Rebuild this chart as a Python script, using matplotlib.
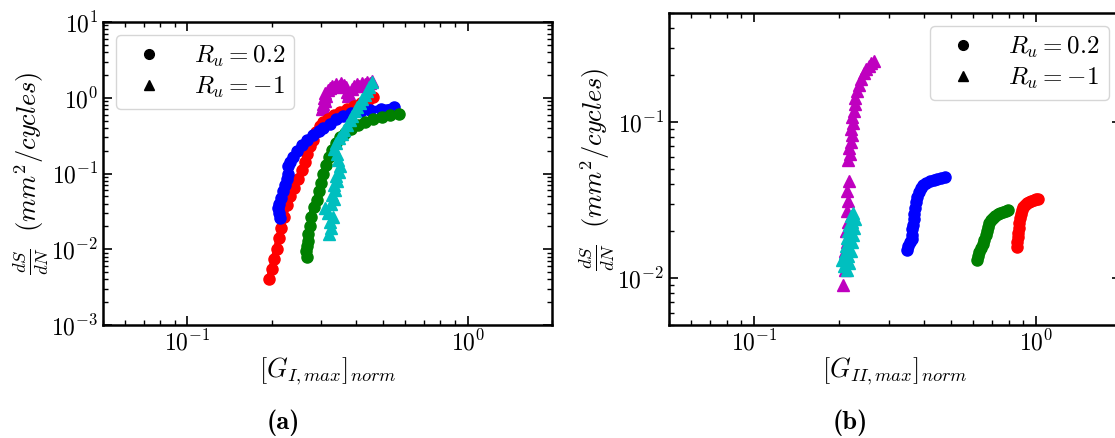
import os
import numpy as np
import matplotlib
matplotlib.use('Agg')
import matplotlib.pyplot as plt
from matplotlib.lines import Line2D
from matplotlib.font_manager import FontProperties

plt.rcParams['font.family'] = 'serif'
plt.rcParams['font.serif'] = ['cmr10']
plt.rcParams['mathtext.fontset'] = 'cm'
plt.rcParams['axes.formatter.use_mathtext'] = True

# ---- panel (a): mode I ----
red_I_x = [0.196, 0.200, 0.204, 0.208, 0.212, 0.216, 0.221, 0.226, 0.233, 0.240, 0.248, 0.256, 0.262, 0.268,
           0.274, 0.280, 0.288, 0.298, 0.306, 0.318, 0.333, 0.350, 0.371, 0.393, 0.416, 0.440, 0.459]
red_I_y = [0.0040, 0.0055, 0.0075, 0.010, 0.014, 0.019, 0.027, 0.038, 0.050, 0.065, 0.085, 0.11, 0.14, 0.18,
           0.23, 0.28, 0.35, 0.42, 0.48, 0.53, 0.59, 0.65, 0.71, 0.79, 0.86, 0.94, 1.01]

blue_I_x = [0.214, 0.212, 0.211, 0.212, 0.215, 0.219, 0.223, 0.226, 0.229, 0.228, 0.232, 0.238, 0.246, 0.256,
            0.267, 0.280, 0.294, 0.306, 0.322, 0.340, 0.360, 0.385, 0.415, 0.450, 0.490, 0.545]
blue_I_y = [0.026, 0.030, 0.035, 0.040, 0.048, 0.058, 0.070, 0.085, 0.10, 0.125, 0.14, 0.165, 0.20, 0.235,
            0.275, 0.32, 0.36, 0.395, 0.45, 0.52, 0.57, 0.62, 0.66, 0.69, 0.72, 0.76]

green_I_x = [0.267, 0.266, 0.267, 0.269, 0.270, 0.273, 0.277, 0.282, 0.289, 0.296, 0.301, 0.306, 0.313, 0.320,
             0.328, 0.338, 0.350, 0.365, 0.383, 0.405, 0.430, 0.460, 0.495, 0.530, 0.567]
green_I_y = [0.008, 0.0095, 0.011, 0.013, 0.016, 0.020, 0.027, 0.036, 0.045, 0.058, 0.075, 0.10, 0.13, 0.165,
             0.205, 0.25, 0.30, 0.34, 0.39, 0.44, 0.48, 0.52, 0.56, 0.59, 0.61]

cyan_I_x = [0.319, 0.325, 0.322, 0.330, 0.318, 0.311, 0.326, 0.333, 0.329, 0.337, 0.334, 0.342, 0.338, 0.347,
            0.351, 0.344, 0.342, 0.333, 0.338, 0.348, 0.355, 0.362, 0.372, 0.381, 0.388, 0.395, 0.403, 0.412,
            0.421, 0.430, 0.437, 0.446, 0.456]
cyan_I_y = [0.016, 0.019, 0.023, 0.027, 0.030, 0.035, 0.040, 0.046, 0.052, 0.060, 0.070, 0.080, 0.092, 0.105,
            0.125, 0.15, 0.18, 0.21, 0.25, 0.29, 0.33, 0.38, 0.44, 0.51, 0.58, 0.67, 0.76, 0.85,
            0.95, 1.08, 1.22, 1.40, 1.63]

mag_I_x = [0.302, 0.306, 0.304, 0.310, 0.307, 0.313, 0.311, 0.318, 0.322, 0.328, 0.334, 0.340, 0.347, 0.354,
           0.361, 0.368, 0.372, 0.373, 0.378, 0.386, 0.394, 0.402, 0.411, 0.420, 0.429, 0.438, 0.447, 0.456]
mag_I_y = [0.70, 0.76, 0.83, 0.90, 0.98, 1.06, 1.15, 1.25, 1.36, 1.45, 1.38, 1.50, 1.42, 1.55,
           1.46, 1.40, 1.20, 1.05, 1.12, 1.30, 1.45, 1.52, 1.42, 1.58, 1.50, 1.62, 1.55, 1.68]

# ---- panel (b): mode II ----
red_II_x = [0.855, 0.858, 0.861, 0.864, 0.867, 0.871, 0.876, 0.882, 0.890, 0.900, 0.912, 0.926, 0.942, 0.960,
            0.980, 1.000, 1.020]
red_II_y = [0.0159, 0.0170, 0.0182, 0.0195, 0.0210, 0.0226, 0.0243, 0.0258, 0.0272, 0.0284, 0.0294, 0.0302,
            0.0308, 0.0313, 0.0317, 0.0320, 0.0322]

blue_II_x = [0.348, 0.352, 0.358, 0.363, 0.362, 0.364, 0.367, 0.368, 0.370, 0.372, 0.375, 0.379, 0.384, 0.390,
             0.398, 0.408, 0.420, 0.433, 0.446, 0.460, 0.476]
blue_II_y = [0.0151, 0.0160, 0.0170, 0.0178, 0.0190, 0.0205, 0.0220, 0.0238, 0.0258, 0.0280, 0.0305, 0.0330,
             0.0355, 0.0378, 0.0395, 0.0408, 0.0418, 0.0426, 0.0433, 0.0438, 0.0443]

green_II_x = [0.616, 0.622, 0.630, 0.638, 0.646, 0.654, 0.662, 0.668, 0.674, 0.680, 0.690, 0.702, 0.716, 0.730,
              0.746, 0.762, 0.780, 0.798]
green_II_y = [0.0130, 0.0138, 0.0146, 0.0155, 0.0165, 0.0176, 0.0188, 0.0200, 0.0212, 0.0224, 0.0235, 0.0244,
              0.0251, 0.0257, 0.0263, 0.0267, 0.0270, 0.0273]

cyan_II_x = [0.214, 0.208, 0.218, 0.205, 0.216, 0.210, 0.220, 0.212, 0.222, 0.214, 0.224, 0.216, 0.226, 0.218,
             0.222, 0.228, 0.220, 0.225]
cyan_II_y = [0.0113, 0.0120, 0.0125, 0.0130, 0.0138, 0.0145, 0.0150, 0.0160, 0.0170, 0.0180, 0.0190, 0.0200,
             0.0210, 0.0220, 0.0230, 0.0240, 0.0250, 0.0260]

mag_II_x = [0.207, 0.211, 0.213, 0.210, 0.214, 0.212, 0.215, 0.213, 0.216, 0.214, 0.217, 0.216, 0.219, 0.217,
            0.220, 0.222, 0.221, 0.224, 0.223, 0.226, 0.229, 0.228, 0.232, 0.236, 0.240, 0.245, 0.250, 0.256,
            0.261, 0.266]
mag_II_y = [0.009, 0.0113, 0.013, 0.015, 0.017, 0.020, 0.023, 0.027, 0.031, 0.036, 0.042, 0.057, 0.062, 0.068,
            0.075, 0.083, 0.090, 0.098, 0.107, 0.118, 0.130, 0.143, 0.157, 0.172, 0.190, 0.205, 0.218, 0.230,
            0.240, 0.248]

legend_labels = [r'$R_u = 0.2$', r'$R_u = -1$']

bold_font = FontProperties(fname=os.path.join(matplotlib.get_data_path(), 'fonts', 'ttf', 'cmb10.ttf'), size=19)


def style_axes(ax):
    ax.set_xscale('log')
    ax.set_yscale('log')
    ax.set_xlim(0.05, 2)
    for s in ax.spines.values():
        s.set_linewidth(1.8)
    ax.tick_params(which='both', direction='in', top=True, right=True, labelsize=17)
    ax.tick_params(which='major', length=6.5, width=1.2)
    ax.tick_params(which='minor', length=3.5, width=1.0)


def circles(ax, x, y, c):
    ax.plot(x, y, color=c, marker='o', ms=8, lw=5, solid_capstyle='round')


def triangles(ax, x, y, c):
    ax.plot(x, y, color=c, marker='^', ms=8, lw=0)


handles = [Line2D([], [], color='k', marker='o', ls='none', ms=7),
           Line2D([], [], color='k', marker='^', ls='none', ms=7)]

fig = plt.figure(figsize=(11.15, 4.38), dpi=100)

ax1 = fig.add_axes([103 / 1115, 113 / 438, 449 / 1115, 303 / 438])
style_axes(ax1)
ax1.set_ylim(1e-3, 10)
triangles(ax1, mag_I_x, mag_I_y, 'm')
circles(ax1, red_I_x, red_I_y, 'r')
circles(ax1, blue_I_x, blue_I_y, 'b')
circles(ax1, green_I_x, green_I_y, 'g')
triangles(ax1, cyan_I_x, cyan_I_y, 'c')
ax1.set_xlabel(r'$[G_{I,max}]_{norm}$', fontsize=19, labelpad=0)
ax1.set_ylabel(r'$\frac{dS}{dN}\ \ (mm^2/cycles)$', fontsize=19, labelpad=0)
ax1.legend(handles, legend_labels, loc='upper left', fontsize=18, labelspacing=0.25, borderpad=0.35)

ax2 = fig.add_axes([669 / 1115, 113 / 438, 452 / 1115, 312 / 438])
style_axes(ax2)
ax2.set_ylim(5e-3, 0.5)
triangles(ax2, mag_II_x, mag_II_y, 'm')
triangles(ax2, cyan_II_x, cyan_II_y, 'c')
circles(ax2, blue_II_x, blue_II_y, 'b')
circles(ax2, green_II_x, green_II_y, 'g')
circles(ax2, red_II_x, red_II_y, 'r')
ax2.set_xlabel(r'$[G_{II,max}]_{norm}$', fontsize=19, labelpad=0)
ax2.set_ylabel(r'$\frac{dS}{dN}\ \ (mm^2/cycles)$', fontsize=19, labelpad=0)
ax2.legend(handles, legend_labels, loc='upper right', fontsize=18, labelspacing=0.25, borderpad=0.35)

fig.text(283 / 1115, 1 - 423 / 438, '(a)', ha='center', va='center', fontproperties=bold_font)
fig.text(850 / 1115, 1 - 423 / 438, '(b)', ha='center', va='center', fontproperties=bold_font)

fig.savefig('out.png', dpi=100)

================================

WORK REQUIRED:
Emit the lines of the material exactly, from its first line to the line containing "plt.rcParams['axes.formatter.use_mathtext'] = True", inclusive; leave every picture out.

THE RESPONSE:
Rebuild this chart as a Python script, using matplotlib.
import os
import numpy as np
import matplotlib
matplotlib.use('Agg')
import matplotlib.pyplot as plt
from matplotlib.lines import Line2D
from matplotlib.font_manager import FontProperties

plt.rcParams['font.family'] = 'serif'
plt.rcParams['font.serif'] = ['cmr10']
plt.rcParams['mathtext.fontset'] = 'cm'
plt.rcParams['axes.formatter.use_mathtext'] = True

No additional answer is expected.